Mother of the Year 1995
On Mother’s Day of 1995 I was awarded with the prestigious Mother of the Year award.
I had forgotten all about it until I came across the buried trophy as I was de-hoarding my bureau. I untwisted the necklaces that were draped around her neck, dusted off her base and let mind wander back to the mother I was 19 years ago.
I was a great mother. How could I not be? It was still easy. I only had two children; one three years-old, the other not old enough to talk back yet. My husband was a newspaper reporter at The Bergen Record and I had scaled down my hours at CNBC, working three days a week writing ad copy and marketing brochures. We were young and in love and our kids did not completely consume our lives. Yet.
We had our individual freedoms. I spent a childless weekend every year (and still do) with six college chums. I’d sneak off to Pennsylvania for the day to visit my family. I’d have drinks with my co-workers on Friday nights. My spouse had a long-standing weekend in Wildwood with the boys. He went to jazz shows in the city with friends. He rode his bicycle and jogged in Central Park.
And we did fun things together. I once pitched to Mick Jagger’s ex-wife, Bianca, who accompanied a semi-famous politician to a softball game for friends, flacks and reporters. My spouse rooted me on as I played alongside fledgling anchors from CNBC who became household names (for their financial knowledge, not their athleticism). We went to movies. We went to dinner. We spent an inordinate amount of money on babysitters in achieving that perfect balance of career, fun and parenting.
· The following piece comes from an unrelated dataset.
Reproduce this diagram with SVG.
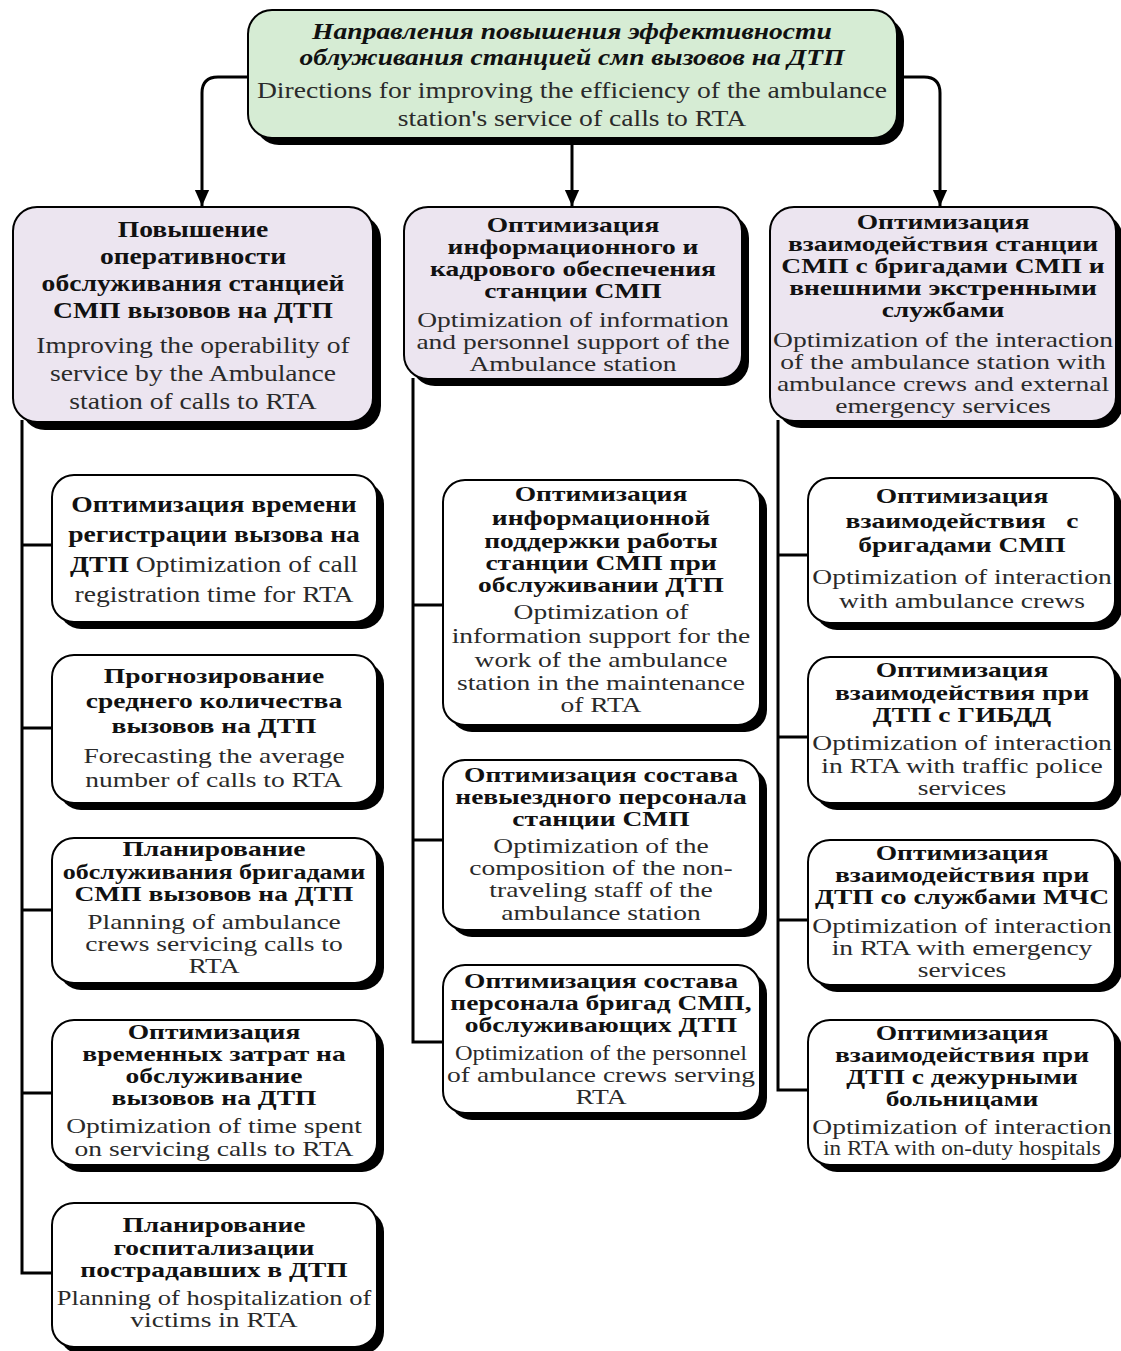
<svg xmlns="http://www.w3.org/2000/svg" width="1121" height="1351" viewBox="0 0 1121 1351">
<defs>
<marker id="ah" markerWidth="16" markerHeight="18" refX="18" refY="8" orient="auto" markerUnits="userSpaceOnUse" viewBox="0 0 18 16">
<path d="M0,0 L18,8 L0,16 Z" fill="#000"/>
</marker>
</defs>
<style>
.sh{fill:#000}
.bx{stroke:#000;stroke-width:2}
.top{fill:#d6ecd4}
.l2{fill:#ece5f0}
.ch{fill:#fff}
text{font-family:"Liberation Serif","Times New Roman",serif;text-anchor:middle}
.ru{font-weight:bold;font-size:24px;fill:#111}
.it{font-style:italic}
.en{font-size:24px;fill:#2a2a2a}
.tg .ru,.tg .en{font-size:21px}
.b{font-weight:bold;fill:#111}
.cn{fill:none;stroke:#000;stroke-width:3}
</style>
<rect width="1121" height="1351" fill="#fff"/>

<g id="connectors">
<path class="cn" d="M248,77 H218 Q202,77 202,93 V206" marker-end="url(#ah)"/>
<path class="cn" d="M572,145 V206" marker-end="url(#ah)"/>
<path class="cn" d="M897,77 H924 Q940,77 940,93 V206" marker-end="url(#ah)"/>
<path class="cn" d="M22,420 V1273 H52 M22,545 H52 M22,728 H52 M22,910 H52 M22,1093 H52"/>
<path class="cn" d="M413,378 V1042 H443 M413,605 H443 M413,840 H443"/>
<path class="cn" d="M778,420 V1090 H808 M778,555 H808 M778,737 H808 M778,920 H808"/>
</g>

<g id="n-top">
<rect class="sh" x="255" y="17" width="649" height="128" rx="24"/>
<rect class="bx top" x="248" y="10" width="649" height="128" rx="24"/>
<g transform="matrix(1.15,0,0,1,572,0)">
<text class="ru it" y="39" textLength="452" lengthAdjust="spacingAndGlyphs">Направления повышения эффективности</text>
<text class="ru it" y="65" textLength="474" lengthAdjust="spacingAndGlyphs">облуживания станцией смп вызовов на ДТП</text>
<text class="en" y="98">Directions for improving the efficiency of the ambulance</text>
<text class="en" y="126">station's service of calls to RTA</text>
</g>
</g>

<g id="n-l2-left">
<rect class="sh" x="21" y="215" width="360" height="215" rx="24"/>
<rect class="bx l2" x="13" y="207" width="360" height="215" rx="24"/>
<g transform="matrix(1.15,0,0,1,193,0)">
<text class="ru" y="237">Повышение</text>
<text class="ru" y="264">оперативности</text>
<text class="ru" y="291">обслуживания станцией</text>
<text class="ru" y="318">СМП вызовов на ДТП</text>
<text class="en" y="353">Improving the operability of</text>
<text class="en" y="381">service by the Ambulance</text>
<text class="en" y="409">station of calls to RTA</text>
</g>
</g>

<g id="n-l2-mid">
<rect class="sh" x="411" y="214" width="338" height="172" rx="24"/>
<rect class="bx l2" x="404" y="207" width="338" height="172" rx="24"/>
<g class="tg" transform="matrix(1.31,0,0,1,573,0)">
<text class="ru" y="232">Оптимизация</text>
<text class="ru" y="254">информационного и</text>
<text class="ru" y="276">кадрового обеспечения</text>
<text class="ru" y="298">станции СМП</text>
<text class="en" y="327">Optimization of information</text>
<text class="en" y="349">and personnel support of the</text>
<text class="en" y="371">Ambulance station</text>
</g>
</g>

<g id="n-l2-right">
<rect class="sh" x="777" y="214" width="346" height="214" rx="24"/>
<rect class="bx l2" x="770" y="207" width="346" height="214" rx="24"/>
<g class="tg" transform="matrix(1.31,0,0,1,943,0)">
<text class="ru" y="229">Оптимизация</text>
<text class="ru" y="251">взаимодействия станции</text>
<text class="ru" y="273">СМП с бригадами СМП и</text>
<text class="ru" y="295">внешними экстренными</text>
<text class="ru" y="317">службами</text>
<text class="en" y="347">Optimization of the interaction</text>
<text class="en" y="369">of the ambulance station with</text>
<text class="en" y="391">ambulance crews and external</text>
<text class="en" y="413">emergency services</text>
</g>
</g>

<g id="n-left-1">
<rect class="sh" x="59" y="482" width="325" height="147" rx="22"/>
<rect class="bx ch" x="52" y="475" width="325" height="147" rx="22"/>
<g transform="matrix(1.15,0,0,1,214,0)">
<text class="ru" y="512">Оптимизация времени</text>
<text class="ru" y="542">регистрации вызова на</text>
<text class="en" y="572"><tspan class="b">ДТП</tspan> Optimization of call</text>
<text class="en" y="602">registration time for RTA</text>
</g>
</g>

<g id="n-left-2">
<rect class="sh" x="59" y="662" width="325" height="148" rx="22"/>
<rect class="bx ch" x="52" y="655" width="325" height="148" rx="22"/>
<g class="tg" transform="matrix(1.31,0,0,1,214,0)">
<text class="ru" y="683">Прогнозирование</text>
<text class="ru" y="708">среднего количества</text>
<text class="ru" y="733">вызовов на ДТП</text>
<text class="en" y="763">Forecasting the average</text>
<text class="en" y="787">number of calls to RTA</text>
</g>
</g>

<g id="n-left-3">
<rect class="sh" x="59" y="845" width="325" height="145" rx="22"/>
<rect class="bx ch" x="52" y="838" width="325" height="145" rx="22"/>
<g class="tg" transform="matrix(1.31,0,0,1,214,0)">
<text class="ru" y="856">Планирование</text>
<text class="ru" y="879" textLength="231" lengthAdjust="spacingAndGlyphs">обслуживания бригадами</text>
<text class="ru" y="901">СМП вызовов на ДТП</text>
<text class="en" y="929">Planning of ambulance</text>
<text class="en" y="951">crews servicing calls to</text>
<text class="en" y="973">RTA</text>
</g>
</g>

<g id="n-left-4">
<rect class="sh" x="59" y="1027" width="325" height="145" rx="22"/>
<rect class="bx ch" x="52" y="1020" width="325" height="145" rx="22"/>
<g class="tg" transform="matrix(1.31,0,0,1,214,0)">
<text class="ru" y="1039">Оптимизация</text>
<text class="ru" y="1061">временных затрат на</text>
<text class="ru" y="1083">обслуживание</text>
<text class="ru" y="1105">вызовов на ДТП</text>
<text class="en" y="1133">Optimization of time spent</text>
<text class="en" y="1156">on servicing calls to RTA</text>
</g>
</g>

<g id="n-left-5">
<rect class="sh" x="59" y="1210" width="325" height="144" rx="22"/>
<rect class="bx ch" x="52" y="1203" width="325" height="144" rx="22"/>
<g class="tg" transform="matrix(1.31,0,0,1,214,0)">
<text class="ru" y="1232">Планирование</text>
<text class="ru" y="1255">госпитализации</text>
<text class="ru" y="1277">пострадавших в ДТП</text>
<text class="en" y="1305" textLength="240" lengthAdjust="spacingAndGlyphs">Planning of hospitalization of</text>
<text class="en" y="1327">victims in RTA</text>
</g>
</g>

<g id="n-mid-1">
<rect class="sh" x="450" y="487" width="317" height="245" rx="22"/>
<rect class="bx ch" x="443" y="480" width="317" height="245" rx="22"/>
<g class="tg" transform="matrix(1.31,0,0,1,601,0)">
<text class="ru" y="501">Оптимизация</text>
<text class="ru" y="525">информационной</text>
<text class="ru" y="548">поддержки работы</text>
<text class="ru" y="570">станции СМП при</text>
<text class="ru" y="592">обслуживании ДТП</text>
<text class="en" y="619">Optimization of</text>
<text class="en" y="643">information support for the</text>
<text class="en" y="667">work of the ambulance</text>
<text class="en" y="690">station in the maintenance</text>
<text class="en" y="712">of RTA</text>
</g>
</g>

<g id="n-mid-2">
<rect class="sh" x="450" y="767" width="317" height="170" rx="22"/>
<rect class="bx ch" x="443" y="760" width="317" height="170" rx="22"/>
<g class="tg" transform="matrix(1.31,0,0,1,601,0)">
<text class="ru" y="782">Оптимизация состава</text>
<text class="ru" y="804">невыездного персонала</text>
<text class="ru" y="826">станции СМП</text>
<text class="en" y="853">Optimization of the</text>
<text class="en" y="875">composition of the non-</text>
<text class="en" y="897">traveling staff of the</text>
<text class="en" y="920">ambulance station</text>
</g>
</g>

<g id="n-mid-3">
<rect class="sh" x="450" y="972" width="317" height="148" rx="22"/>
<rect class="bx ch" x="443" y="965" width="317" height="148" rx="22"/>
<g class="tg" transform="matrix(1.31,0,0,1,601,0)">
<text class="ru" y="988">Оптимизация состава</text>
<text class="ru" y="1010">персонала бригад СМП,</text>
<text class="ru" y="1032">обслуживающих ДТП</text>
<text class="en" y="1060" textLength="223" lengthAdjust="spacingAndGlyphs">Optimization of the personnel</text>
<text class="en" y="1082">of ambulance crews serving</text>
<text class="en" y="1104">RTA</text>
</g>
</g>

<g id="n-right-1">
<rect class="sh" x="815" y="485" width="307" height="145" rx="22"/>
<rect class="bx ch" x="808" y="478" width="307" height="145" rx="22"/>
<g class="tg" transform="matrix(1.31,0,0,1,962,0)">
<text class="ru" y="503">Оптимизация</text>
<text class="ru" y="528" style="white-space:pre">взаимодействия   с</text>
<text class="ru" y="552">бригадами СМП</text>
<text class="en" y="584">Optimization of interaction</text>
<text class="en" y="608">with ambulance crews</text>
</g>
</g>

<g id="n-right-2">
<rect class="sh" x="815" y="664" width="307" height="146" rx="22"/>
<rect class="bx ch" x="808" y="657" width="307" height="146" rx="22"/>
<g class="tg" transform="matrix(1.31,0,0,1,962,0)">
<text class="ru" y="677">Оптимизация</text>
<text class="ru" y="700">взаимодействия при</text>
<text class="ru" y="722">ДТП с ГИБДД</text>
<text class="en" y="750">Optimization of interaction</text>
<text class="en" y="773">in RTA with traffic police</text>
<text class="en" y="795">services</text>
</g>
</g>

<g id="n-right-3">
<rect class="sh" x="815" y="847" width="307" height="145" rx="22"/>
<rect class="bx ch" x="808" y="840" width="307" height="145" rx="22"/>
<g class="tg" transform="matrix(1.31,0,0,1,962,0)">
<text class="ru" y="860">Оптимизация</text>
<text class="ru" y="882">взаимодействия при</text>
<text class="ru" y="904">ДТП со службами МЧС</text>
<text class="en" y="933">Optimization of interaction</text>
<text class="en" y="955">in RTA with emergency</text>
<text class="en" y="977">services</text>
</g>
</g>

<g id="n-right-4">
<rect class="sh" x="815" y="1027" width="307" height="145" rx="22"/>
<rect class="bx ch" x="808" y="1020" width="307" height="145" rx="22"/>
<g class="tg" transform="matrix(1.31,0,0,1,962,0)">
<text class="ru" y="1040">Оптимизация</text>
<text class="ru" y="1062">взаимодействия при</text>
<text class="ru" y="1084">ДТП с дежурными</text>
<text class="ru" y="1106">больницами</text>
<text class="en" y="1134">Optimization of interaction</text>
</g>
<g class="tg" transform="matrix(1.10,0,0,1,962,0)">
<text class="en" y="1155">in RTA with on-duty hospitals</text>
</g>
</g>
</svg>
I smiled, remembering those early years –the chubby little legs, the precocious little sentences, the unwarranted little hugs. I was a great mother. I didn’t yell at my kids because they were too young to care if I did. (Well, that never changed.) On my days off, we took Mommy and Me classes, went to children’s museums and hung out in the park with Mary Jo and her kids – my spouse’s friend from work who I stole from him.
And then there were three.
It wasn’t number three, per se, who was responsible for my fall from grace. We were simply outnumbered, outfoxed and outright exhausted. As they got older and wiser, we just got older and wearier.
And, any of you who have multiple children know what happens next. You start thinking about working full-time again, rationalizing that it’s for the money, not the peace. You start praying (literally) for your kids to go to bed without a fight. Just once. You yell more. You sleep less. You serve chicken fingers for every meal. You stop criticizing those who have live-in help. You beg, you bargain, you break.
You are no longer Mother of the Year.
I rubbed the battered trophy, remembering how touched I was when my ever-loving spouse bestowed this fabricated award upon me. And, I can’t help but wonder. Now that we’re back down to one kid, do I have a chance to win again?